Days and nights are no longer separated. Fiesta is outside of time. The whole week is then divorced from reality and from consequences. Jake describes the fiesta as "it kept up day and night for seven days.

The dancing kept up, the drinking kept up, the noise went on. The things that happened could only have happened during a fiesta. Everything became quite unreal finally and it seemed as though nothing could have any consequences"(Hemingway 155). The people immensely enjoy this rare freedom throughout the week.

In conclusion, Hemingway, being a part of the lost generation, accurately reflected the values of the lost generation through the portrait of the characters in The Sun Also Rises. His experiences, which was considered to be reprobate at that time, provided him the basis for writing the novel. The behavior of the characters demonstrates their view of life, casting back to how World War I changed their values through demoralization. They lived an aimless and dissipating life.

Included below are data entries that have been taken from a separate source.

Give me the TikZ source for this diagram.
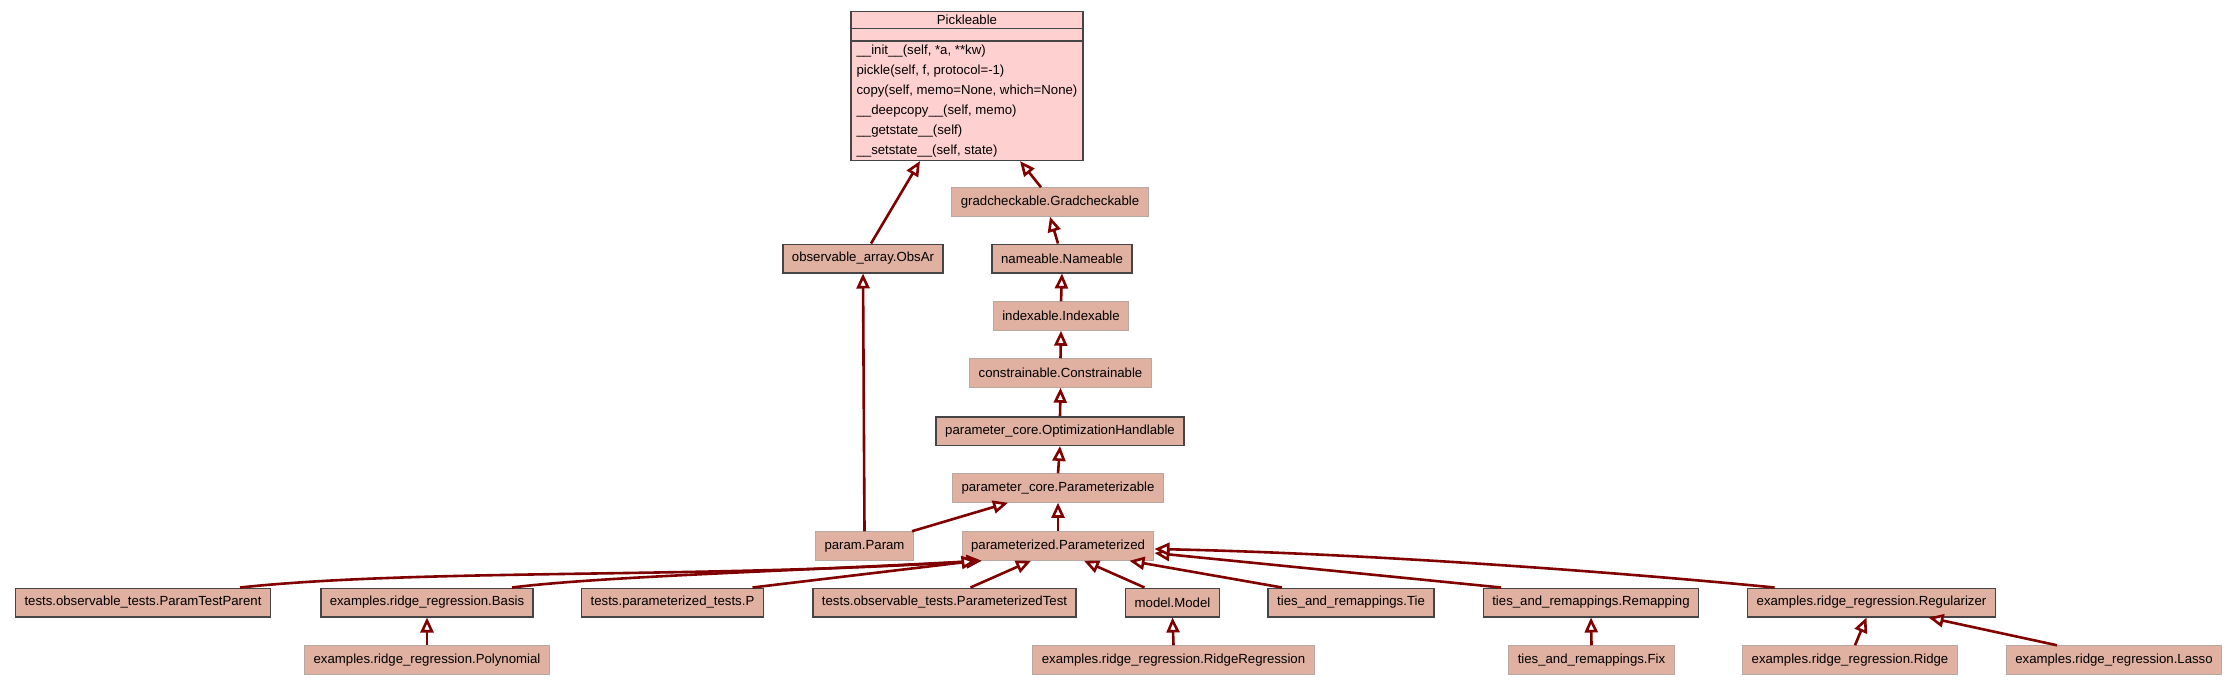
\documentclass[tikz,border=0pt]{standalone}
\usepackage{fontspec}
\setmainfont{Liberation Sans}
\usetikzlibrary{shapes.multipart, arrows.meta}
\definecolor{clsfill}{HTML}{E0B0A0}
\definecolor{pickfill}{HTML}{FFD0D0}
\definecolor{edgecol}{HTML}{800000}
\definecolor{darkbd}{HTML}{454545}
\definecolor{lightbd}{HTML}{B8A8A4}
\begin{document}
\begin{tikzpicture}[x=1pt, y=-1pt, font=\fontsize{13.2}{16}\selectfont,
  cls/.style={draw=darkbd, line width=1.5pt, fill=clsfill, inner xsep=9pt, inner ysep=0pt, minimum height=28.5pt},
  clsl/.style={cls, draw=lightbd, line width=1pt},
  inh/.style={draw=edgecol, line width=2.6pt, -{Triangle[open, fill=white, length=15pt, width=13pt]}}]
			\useasboundingbox (0,0) rectangle (2237,685);
			\node[draw=darkbd, line width=1.2pt, fill=pickfill, rectangle split, rectangle split parts=3,
			  rectangle split part align={center,left,left}, rectangle split empty part height=0pt,
			  align=left, inner xsep=5.5pt, inner ysep=3pt, font=\fontsize{13.2}{20}\selectfont,
			  anchor=north] (pick) at (967,11) {Pickleable
			  \nodepart{second}
			  \nodepart{third}\_\_init\_\_(self, *a, **kw)\\
			  pickle(self, f, protocol=-1)\\
			  copy(self, memo=None, which=None)\\
			  \_\_deepcopy\_\_(self, memo)\\
			  \_\_getstate\_\_(self)\\
			  \_\_setstate\_\_(self, state)};
			\node[clsl] (grad) at (1050,202) {gradcheckable.Gradcheckable};
			\node[cls] (obsar) at (863,258.5) {observable\_array.ObsAr};
			\node[cls] (name) at (1062,258.5) {nameable.Nameable};
			\node[clsl] (idx) at (1061,316) {indexable.Indexable};
			\node[clsl] (constr) at (1060.5,373) {constrainable.Constrainable};
			\node[cls] (opth) at (1060,431) {parameter\_core.OptimizationHandlable};
			\node[clsl] (pzable) at (1058,488) {parameter\_core.Parameterizable};
			\node[clsl] (param) at (864.5,546) {param.Param};
			\node[clsl] (pzed) at (1058,546) {parameterized.Parameterized};
			\node[cls] (ptp) at (143,602.5) {tests.observable\_tests.ParamTestParent};
			\node[cls] (basis) at (427,602.5) {examples.ridge\_regression.Basis};
			\node[cls] (ptests) at (672.5,602.5) {tests.parameterized\_tests.P};
			\node[cls] (ptest) at (944.5,602.5) {tests.observable\_tests.ParameterizedTest};
			\node[cls] (model) at (1172.5,602.5) {model.Model};
			\node[cls] (tie) at (1351,602.5) {ties\_and\_remappings.Tie};
			\node[cls] (remap) at (1591,602.5) {ties\_and\_remappings.Remapping};
			\node[cls] (regul) at (1871.5,602.5) {examples.ridge\_regression.Regularizer};
			\node[clsl] (poly) at (427,660) {examples.ridge\_regression.Polynomial};
			\node[clsl] (ridgereg) at (1173.5,660) {examples.ridge\_regression.RidgeRegression};
			\node[clsl] (fix) at (1591.5,660) {ties\_and\_remappings.Fix};
			\node[clsl] (ridge) at (1850,660) {examples.ridge\_regression.Ridge};
			\node[clsl] (lasso) at (2114,660) {examples.ridge\_regression.Lasso};
			\draw[inh] ([xshift=8pt]obsar.north) -- ([xshift=-47pt]pick.south);
			\draw[inh] ([xshift=-9pt]grad.north) -- ([xshift=53pt]pick.south);
			\draw[inh] ([xshift=-4pt]name.north) -- (grad.south);
			\draw[inh] (idx.north) -- (name.south);
			\draw[inh] (constr.north) -- (idx.south);
			\draw[inh] (opth.north) -- (constr.south);
			\draw[inh] (pzable.north) -- (opth.south);
			\draw[inh] ([xshift=-2pt]param.north east) -- ([xshift=-50pt]pzable.south);
			\draw[inh] (param.north) -- (obsar.south);
			\draw[inh] (pzed.north) -- (pzable.south);
			\draw[inh] ([xshift=97pt]ptp.north) .. controls +(180,-19) and +(-284,18) .. ([xshift=20pt]pzed.south west);
			\draw[inh] ([xshift=85pt]basis.north) .. controls +(88,-11) and +(-184,10) .. ([xshift=20pt]pzed.south west);
			\draw[inh] ([xshift=80pt]ptests.north) -- ([xshift=15pt]pzed.south west);
			\draw[inh] ([xshift=26pt]ptest.north) -- ([xshift=-27pt]pzed.south);
			\draw[inh] ([xshift=-28pt]model.north) -- ([xshift=26pt]pzed.south);
			\draw[inh] ([xshift=-69pt]tie.north) -- ([xshift=-25pt]pzed.south east);
			\draw[inh] ([xshift=-90pt]remap.north) -- ([yshift=-7pt]pzed.east);
			\draw[inh] ([xshift=-97pt]regul.north) .. controls +(-174,-17) and +(197,4) .. ([yshift=-3pt]pzed.east);
			\draw[inh] (poly.north) -- (basis.south);
			\draw[inh] (ridgereg.north) -- (model.south);
			\draw[inh] (fix.north) -- (remap.south);
			\draw[inh] ([xshift=5pt]ridge.north) -- ([xshift=-5pt]regul.south);
			\draw[inh] ([xshift=-57pt]lasso.north) -- ([xshift=57pt]regul.south);
		\end{tikzpicture}
\end{document}
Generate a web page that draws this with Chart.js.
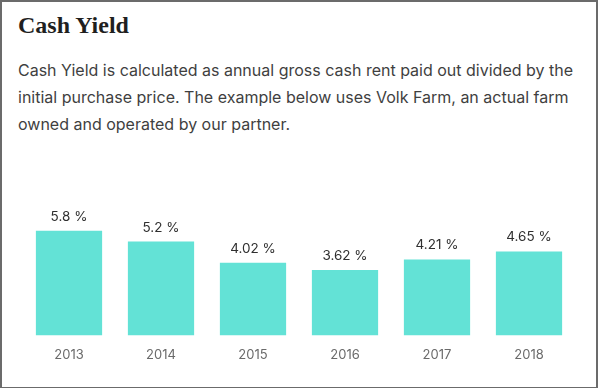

They had deep doubt of self that was projected through an unending pattern of debauchery. They tended to live in here and now, while future and past seemed remote and abstract. Their identities were through their lack of ambition and ego, with a desperation born of the fear of the truth. On the other hand, they test their courage by placing themselves in dangerous situations.

These systems and values are illustrated through the depiction of the characters in The Sun Also Rises, "a sad story about smashed people whose lives are largely beyond their own control"(Reynolds 73).